● **CHALLENGE**
Extract only the first line of the listing and every line after it up to and including the one with "Chart.register(...registerables);". Omit the pictures.

● **SUPPLIED INFORMATION**
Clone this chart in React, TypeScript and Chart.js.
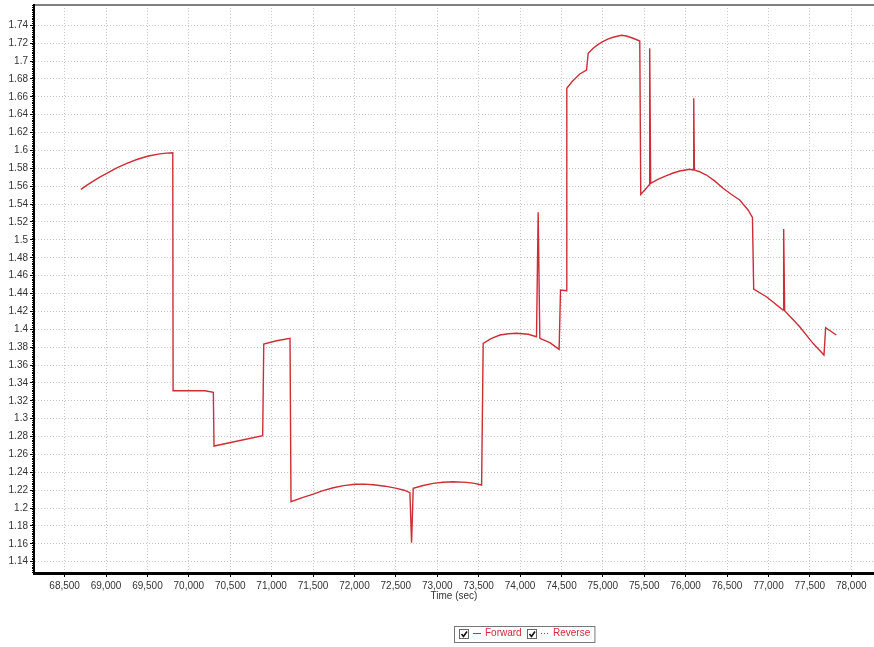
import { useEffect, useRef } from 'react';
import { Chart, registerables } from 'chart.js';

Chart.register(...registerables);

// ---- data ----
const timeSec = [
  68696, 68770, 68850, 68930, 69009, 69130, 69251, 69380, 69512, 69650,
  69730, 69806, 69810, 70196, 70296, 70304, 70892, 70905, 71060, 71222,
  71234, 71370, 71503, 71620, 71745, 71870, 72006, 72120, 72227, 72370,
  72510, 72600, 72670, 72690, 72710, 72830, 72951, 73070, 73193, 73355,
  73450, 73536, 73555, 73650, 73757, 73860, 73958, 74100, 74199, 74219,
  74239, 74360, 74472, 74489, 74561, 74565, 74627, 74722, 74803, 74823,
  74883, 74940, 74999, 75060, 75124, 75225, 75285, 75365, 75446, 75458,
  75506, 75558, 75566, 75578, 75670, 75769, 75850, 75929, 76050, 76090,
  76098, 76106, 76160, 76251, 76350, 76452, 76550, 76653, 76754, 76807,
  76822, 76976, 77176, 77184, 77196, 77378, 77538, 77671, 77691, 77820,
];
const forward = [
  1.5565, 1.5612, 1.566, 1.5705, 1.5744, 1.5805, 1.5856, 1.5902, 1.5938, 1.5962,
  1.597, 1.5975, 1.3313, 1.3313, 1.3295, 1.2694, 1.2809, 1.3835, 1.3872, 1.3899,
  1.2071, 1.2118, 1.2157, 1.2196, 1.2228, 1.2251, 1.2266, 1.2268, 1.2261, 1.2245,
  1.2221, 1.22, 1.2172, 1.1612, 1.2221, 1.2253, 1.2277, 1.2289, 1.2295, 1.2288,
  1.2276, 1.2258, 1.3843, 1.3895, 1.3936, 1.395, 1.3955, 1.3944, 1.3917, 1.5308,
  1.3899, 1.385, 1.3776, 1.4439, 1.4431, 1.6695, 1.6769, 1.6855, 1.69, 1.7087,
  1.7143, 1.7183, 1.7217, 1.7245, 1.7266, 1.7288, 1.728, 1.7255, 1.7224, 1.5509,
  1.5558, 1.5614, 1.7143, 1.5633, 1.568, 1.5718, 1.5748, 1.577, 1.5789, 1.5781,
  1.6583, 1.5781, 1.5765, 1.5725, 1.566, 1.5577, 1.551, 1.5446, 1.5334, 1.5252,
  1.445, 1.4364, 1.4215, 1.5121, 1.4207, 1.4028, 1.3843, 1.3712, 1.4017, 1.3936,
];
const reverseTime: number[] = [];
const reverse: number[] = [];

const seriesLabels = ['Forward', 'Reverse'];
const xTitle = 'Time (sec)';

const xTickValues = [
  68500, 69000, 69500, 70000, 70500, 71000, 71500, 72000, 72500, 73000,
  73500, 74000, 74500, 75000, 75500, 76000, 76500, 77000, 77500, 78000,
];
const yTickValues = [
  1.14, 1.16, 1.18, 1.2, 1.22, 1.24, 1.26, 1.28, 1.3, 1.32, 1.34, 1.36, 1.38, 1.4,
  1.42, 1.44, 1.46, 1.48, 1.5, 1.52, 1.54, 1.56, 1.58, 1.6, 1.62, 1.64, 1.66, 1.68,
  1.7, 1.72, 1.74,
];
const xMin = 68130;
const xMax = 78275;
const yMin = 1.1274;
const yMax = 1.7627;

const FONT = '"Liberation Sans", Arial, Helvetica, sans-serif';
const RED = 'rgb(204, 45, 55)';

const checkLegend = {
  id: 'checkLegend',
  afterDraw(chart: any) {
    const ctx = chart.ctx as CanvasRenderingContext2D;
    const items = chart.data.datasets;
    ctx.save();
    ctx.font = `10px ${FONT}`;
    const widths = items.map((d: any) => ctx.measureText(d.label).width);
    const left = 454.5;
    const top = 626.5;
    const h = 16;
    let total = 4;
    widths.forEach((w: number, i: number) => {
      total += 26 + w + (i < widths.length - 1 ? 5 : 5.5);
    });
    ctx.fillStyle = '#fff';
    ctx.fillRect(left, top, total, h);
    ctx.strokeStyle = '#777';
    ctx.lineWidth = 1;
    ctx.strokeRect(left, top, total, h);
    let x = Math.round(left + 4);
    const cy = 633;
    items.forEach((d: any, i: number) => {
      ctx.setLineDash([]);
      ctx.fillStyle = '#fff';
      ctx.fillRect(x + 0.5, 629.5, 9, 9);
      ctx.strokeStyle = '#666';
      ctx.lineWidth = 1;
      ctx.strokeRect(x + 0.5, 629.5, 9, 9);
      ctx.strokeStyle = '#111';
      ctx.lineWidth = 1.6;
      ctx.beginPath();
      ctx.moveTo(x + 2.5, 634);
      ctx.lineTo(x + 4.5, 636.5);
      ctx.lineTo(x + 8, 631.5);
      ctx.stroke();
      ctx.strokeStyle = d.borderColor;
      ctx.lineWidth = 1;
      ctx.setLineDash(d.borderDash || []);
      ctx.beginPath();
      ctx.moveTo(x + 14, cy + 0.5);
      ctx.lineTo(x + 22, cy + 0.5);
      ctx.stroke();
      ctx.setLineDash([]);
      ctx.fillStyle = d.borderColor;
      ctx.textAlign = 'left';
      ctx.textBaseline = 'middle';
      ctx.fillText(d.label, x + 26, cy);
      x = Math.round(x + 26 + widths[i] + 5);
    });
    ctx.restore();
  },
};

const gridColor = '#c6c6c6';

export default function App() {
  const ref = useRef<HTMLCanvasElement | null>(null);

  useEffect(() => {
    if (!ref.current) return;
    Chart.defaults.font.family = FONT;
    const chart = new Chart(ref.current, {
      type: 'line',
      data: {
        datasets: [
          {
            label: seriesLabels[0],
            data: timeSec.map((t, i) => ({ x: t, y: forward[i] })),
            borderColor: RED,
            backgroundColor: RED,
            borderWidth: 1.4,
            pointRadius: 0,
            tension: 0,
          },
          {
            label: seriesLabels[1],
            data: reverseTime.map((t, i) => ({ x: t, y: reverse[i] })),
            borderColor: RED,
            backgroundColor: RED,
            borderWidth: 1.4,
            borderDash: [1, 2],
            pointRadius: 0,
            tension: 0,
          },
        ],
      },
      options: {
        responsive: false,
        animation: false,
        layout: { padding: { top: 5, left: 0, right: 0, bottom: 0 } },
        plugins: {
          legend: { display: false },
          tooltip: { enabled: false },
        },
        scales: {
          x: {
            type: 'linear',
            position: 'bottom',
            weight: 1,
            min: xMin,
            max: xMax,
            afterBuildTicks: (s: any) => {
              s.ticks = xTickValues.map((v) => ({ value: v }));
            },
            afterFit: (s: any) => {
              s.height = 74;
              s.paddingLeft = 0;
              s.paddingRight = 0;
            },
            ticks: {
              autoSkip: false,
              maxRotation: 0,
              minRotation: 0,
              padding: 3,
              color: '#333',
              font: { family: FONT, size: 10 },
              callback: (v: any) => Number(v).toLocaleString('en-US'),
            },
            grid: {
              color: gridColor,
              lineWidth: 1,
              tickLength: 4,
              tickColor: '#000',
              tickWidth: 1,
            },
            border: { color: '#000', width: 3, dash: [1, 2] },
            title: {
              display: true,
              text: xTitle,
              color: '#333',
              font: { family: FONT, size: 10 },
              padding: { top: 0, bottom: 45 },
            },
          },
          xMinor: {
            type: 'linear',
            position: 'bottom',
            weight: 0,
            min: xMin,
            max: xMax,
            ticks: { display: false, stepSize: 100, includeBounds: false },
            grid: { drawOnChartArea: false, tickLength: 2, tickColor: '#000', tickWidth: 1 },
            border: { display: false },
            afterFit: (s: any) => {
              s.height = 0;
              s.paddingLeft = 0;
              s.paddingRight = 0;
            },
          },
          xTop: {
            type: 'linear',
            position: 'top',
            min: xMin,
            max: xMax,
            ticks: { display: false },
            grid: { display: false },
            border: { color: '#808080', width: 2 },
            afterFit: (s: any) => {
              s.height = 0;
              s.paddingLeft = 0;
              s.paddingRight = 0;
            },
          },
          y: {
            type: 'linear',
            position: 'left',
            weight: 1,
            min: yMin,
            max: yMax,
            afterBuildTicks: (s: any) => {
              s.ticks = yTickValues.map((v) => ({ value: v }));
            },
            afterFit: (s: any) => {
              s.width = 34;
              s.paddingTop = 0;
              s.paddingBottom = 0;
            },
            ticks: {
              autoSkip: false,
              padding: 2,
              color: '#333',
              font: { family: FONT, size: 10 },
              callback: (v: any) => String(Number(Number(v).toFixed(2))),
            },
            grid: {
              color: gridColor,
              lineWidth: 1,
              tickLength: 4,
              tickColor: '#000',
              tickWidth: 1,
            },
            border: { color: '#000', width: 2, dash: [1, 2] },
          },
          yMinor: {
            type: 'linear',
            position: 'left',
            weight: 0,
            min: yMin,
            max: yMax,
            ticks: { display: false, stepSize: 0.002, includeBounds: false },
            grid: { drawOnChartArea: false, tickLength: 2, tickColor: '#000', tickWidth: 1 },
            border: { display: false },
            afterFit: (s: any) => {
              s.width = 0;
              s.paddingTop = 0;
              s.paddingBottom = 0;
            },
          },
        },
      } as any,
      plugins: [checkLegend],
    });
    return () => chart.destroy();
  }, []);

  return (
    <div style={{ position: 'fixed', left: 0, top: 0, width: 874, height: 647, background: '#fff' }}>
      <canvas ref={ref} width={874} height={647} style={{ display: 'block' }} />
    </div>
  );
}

● **ANSWER BELOW**
Clone this chart in React, TypeScript and Chart.js.
import { useEffect, useRef } from 'react';
import { Chart, registerables } from 'chart.js';

Chart.register(...registerables);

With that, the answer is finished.